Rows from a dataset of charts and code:
§ §
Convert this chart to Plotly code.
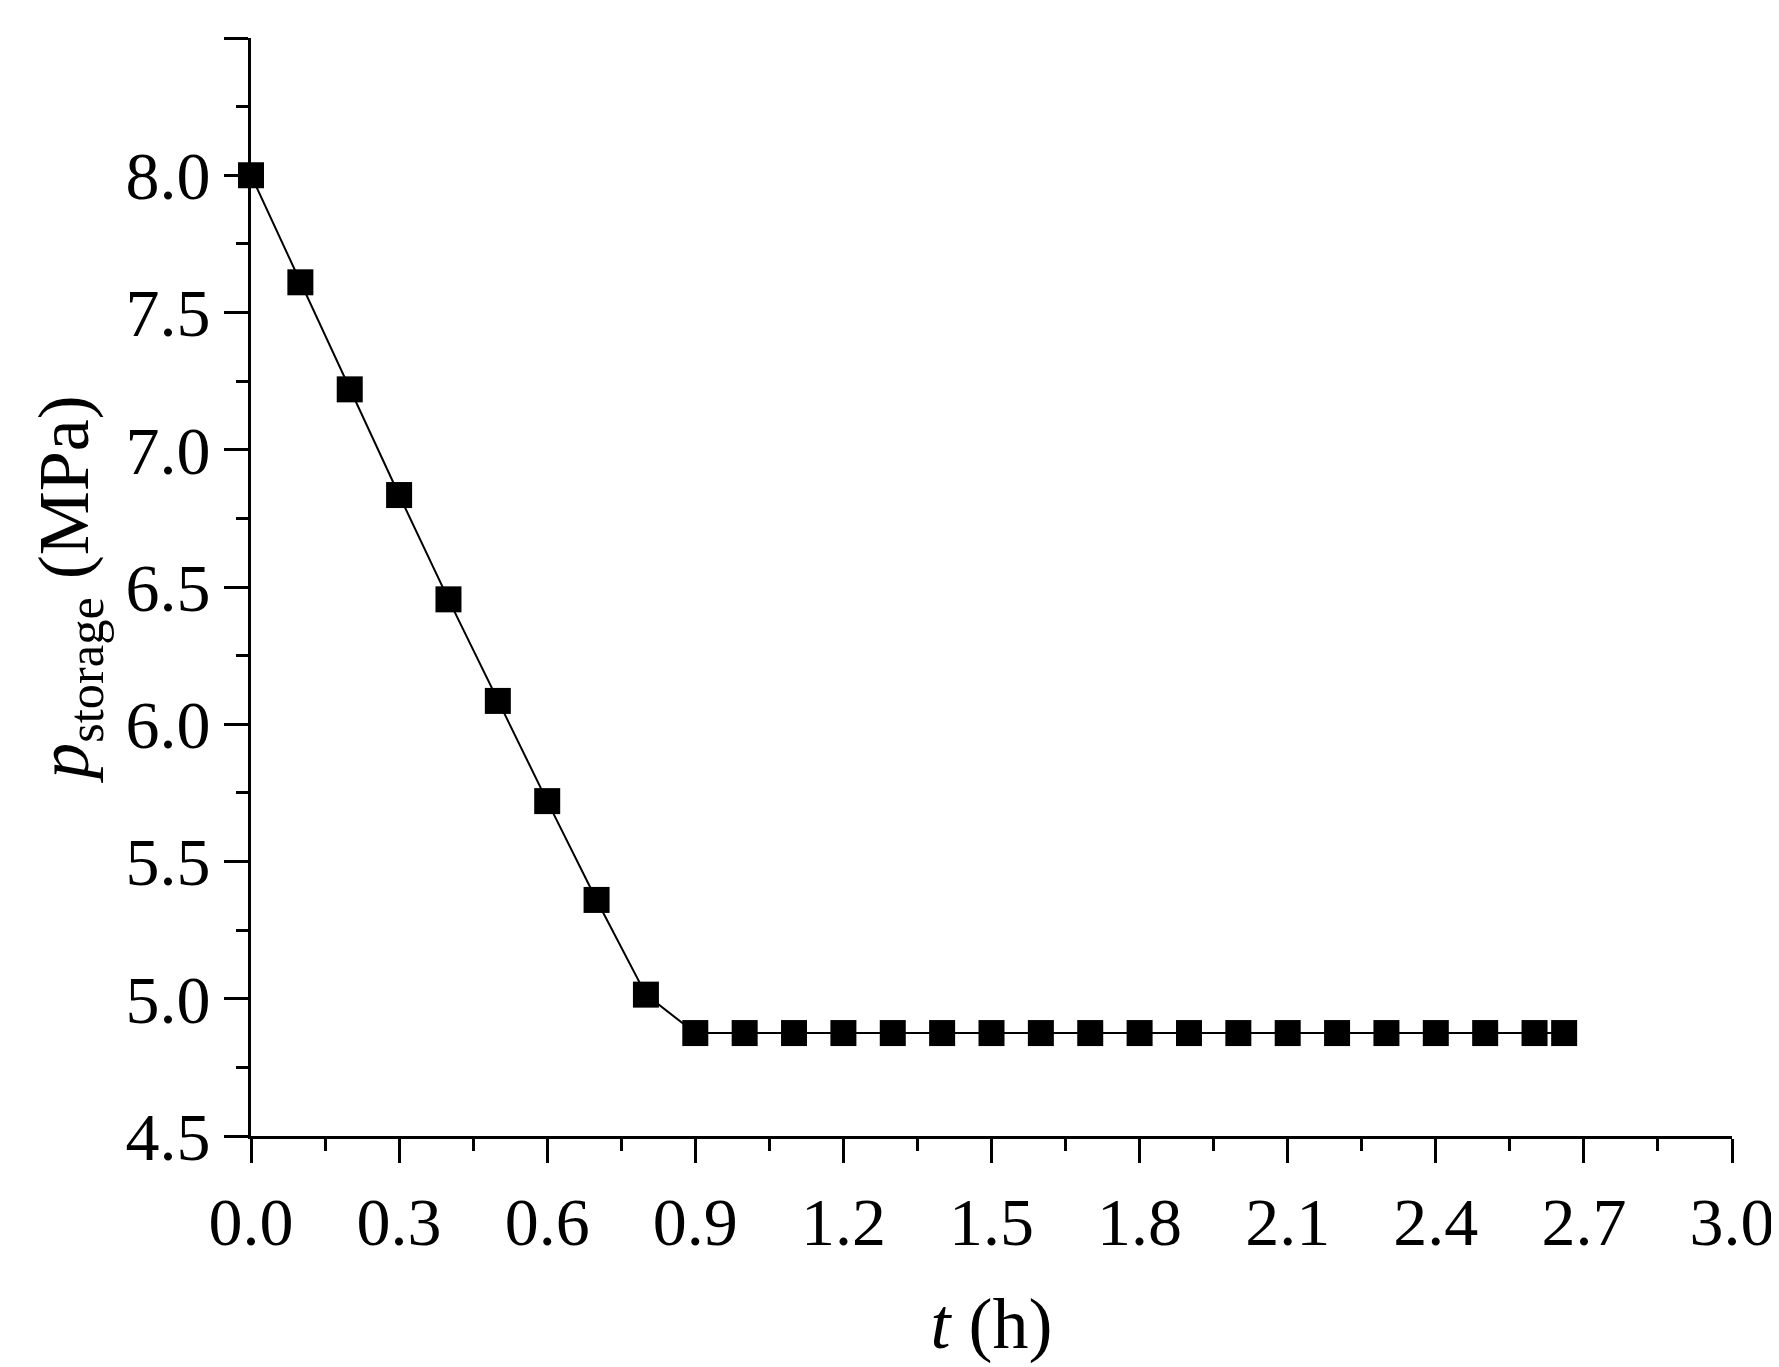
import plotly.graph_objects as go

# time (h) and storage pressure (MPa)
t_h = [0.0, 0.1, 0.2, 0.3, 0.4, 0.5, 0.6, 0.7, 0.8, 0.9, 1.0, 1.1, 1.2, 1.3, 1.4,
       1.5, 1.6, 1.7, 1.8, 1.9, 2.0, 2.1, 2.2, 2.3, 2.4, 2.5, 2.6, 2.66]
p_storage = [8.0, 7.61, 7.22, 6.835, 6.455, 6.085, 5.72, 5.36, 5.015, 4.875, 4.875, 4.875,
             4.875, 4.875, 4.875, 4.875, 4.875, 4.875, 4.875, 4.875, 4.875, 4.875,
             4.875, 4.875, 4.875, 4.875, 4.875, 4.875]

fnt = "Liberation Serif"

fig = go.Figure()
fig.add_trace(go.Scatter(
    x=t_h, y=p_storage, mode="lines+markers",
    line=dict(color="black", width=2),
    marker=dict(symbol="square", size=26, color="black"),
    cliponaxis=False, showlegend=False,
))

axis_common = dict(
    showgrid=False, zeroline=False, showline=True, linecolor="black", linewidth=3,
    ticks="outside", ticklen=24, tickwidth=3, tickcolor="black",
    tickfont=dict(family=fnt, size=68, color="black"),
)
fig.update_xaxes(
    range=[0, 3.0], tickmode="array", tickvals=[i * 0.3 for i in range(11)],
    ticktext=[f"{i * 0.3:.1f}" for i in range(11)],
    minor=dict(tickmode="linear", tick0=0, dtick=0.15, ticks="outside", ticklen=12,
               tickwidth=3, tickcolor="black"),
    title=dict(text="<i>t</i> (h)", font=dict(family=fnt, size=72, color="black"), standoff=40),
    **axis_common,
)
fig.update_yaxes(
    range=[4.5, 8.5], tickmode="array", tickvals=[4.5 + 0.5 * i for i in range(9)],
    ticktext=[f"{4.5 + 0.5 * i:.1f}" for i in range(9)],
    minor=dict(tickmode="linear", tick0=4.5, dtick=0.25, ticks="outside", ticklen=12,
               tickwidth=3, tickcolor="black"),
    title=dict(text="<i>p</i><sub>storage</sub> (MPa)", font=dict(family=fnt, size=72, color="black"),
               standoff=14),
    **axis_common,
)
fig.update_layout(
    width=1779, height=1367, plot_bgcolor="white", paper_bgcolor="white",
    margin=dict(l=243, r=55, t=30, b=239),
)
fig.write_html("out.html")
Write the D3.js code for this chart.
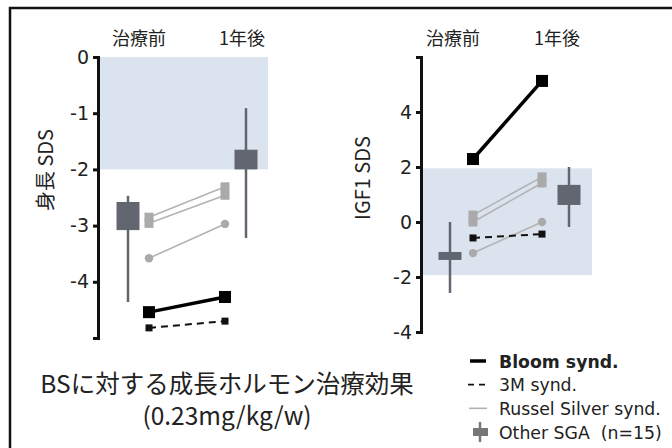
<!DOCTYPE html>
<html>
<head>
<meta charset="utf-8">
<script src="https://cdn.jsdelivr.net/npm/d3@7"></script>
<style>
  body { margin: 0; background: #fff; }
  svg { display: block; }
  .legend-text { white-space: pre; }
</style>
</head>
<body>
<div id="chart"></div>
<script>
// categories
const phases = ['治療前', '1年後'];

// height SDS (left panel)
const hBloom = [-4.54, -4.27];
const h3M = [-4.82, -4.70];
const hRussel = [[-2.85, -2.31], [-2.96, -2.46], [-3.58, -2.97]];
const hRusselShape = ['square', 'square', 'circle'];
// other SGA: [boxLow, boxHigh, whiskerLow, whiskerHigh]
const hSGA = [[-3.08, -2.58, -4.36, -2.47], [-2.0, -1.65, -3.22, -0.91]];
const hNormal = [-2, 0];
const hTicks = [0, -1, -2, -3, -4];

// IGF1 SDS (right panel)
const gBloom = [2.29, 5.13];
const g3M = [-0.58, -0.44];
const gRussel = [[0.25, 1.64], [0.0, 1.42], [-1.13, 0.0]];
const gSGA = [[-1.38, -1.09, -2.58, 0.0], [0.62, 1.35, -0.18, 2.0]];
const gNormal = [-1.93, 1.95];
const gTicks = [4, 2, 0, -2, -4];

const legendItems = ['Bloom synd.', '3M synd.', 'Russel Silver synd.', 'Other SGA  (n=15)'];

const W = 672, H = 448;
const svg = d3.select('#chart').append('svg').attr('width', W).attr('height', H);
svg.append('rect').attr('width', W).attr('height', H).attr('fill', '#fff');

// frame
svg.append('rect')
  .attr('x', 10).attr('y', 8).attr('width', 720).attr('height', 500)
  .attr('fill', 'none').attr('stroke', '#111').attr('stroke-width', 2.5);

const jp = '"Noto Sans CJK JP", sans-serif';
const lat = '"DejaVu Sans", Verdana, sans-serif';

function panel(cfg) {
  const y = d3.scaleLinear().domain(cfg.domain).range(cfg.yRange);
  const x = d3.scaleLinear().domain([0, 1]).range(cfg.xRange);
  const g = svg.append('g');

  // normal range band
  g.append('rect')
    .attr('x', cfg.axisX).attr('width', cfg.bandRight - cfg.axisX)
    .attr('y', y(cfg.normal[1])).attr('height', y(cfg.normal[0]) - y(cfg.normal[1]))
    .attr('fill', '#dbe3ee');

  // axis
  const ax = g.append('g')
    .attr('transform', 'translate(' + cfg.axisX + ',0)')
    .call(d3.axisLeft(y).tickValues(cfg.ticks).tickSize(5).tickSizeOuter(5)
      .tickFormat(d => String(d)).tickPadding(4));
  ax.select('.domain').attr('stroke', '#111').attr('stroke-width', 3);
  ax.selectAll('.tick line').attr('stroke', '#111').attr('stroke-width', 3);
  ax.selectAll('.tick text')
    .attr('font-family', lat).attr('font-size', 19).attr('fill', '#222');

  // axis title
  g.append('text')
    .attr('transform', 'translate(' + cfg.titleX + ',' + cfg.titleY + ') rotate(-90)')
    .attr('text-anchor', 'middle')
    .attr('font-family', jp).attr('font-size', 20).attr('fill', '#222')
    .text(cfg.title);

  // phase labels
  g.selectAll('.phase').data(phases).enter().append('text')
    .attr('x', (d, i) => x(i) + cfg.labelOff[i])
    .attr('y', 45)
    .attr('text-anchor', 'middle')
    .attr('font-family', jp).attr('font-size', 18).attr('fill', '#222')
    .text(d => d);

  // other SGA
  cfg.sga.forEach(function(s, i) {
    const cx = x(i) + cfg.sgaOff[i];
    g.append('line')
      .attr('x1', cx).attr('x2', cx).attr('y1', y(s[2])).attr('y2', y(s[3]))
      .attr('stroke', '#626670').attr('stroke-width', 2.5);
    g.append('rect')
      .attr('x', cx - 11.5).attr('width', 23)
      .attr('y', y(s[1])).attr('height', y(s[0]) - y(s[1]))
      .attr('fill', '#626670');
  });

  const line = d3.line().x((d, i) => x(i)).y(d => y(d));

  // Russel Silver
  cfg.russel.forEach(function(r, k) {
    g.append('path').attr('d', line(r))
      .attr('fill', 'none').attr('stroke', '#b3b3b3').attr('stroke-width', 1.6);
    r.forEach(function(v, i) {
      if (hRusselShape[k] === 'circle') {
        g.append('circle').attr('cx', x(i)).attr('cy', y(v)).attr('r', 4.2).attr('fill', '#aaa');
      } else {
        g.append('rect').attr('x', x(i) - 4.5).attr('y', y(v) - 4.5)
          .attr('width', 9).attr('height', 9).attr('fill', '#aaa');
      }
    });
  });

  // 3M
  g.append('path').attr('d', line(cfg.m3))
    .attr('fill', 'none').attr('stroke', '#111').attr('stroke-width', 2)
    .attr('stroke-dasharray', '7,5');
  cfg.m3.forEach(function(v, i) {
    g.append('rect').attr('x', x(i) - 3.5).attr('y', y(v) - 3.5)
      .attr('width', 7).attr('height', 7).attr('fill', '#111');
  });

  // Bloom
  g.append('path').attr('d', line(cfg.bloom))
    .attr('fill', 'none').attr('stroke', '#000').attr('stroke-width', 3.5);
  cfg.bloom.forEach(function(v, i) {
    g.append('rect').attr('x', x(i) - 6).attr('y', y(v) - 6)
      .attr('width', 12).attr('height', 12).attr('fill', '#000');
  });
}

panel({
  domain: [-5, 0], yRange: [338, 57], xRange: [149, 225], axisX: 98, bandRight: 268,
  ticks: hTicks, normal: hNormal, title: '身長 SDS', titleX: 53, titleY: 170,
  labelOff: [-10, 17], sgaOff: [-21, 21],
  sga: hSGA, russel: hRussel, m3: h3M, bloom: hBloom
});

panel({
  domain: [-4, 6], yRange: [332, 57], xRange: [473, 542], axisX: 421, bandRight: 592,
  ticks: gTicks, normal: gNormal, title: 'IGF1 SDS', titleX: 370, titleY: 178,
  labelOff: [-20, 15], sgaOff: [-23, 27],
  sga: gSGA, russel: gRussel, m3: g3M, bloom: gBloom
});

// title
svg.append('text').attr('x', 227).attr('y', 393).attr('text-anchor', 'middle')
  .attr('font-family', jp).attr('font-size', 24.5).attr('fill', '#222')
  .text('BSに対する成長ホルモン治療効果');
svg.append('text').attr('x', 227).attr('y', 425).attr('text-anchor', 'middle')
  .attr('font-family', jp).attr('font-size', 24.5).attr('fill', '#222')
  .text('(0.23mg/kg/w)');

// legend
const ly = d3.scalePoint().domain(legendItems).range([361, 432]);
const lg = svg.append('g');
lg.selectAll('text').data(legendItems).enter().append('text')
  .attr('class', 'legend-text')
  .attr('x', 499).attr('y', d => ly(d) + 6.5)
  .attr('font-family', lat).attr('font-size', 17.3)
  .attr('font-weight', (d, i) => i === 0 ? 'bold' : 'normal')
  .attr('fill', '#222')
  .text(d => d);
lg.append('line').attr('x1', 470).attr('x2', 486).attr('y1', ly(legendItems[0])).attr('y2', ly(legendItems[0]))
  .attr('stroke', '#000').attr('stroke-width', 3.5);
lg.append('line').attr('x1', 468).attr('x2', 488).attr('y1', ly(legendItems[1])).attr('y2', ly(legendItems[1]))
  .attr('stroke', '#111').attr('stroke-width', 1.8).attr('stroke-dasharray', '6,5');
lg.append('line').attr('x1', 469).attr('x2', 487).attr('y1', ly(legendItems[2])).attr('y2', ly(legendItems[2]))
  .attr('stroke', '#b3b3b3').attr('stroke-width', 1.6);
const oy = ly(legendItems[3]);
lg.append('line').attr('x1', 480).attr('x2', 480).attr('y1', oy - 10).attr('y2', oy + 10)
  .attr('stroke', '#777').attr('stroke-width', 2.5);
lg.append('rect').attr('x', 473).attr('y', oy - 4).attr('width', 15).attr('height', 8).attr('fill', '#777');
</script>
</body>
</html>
§ §
Return, unchanged, the lines from the first line of the material through the line that holds "import plotly.graph_objects as go", inclusive, omitting pictures.

Convert this chart to Plotly code.
import plotly.graph_objects as go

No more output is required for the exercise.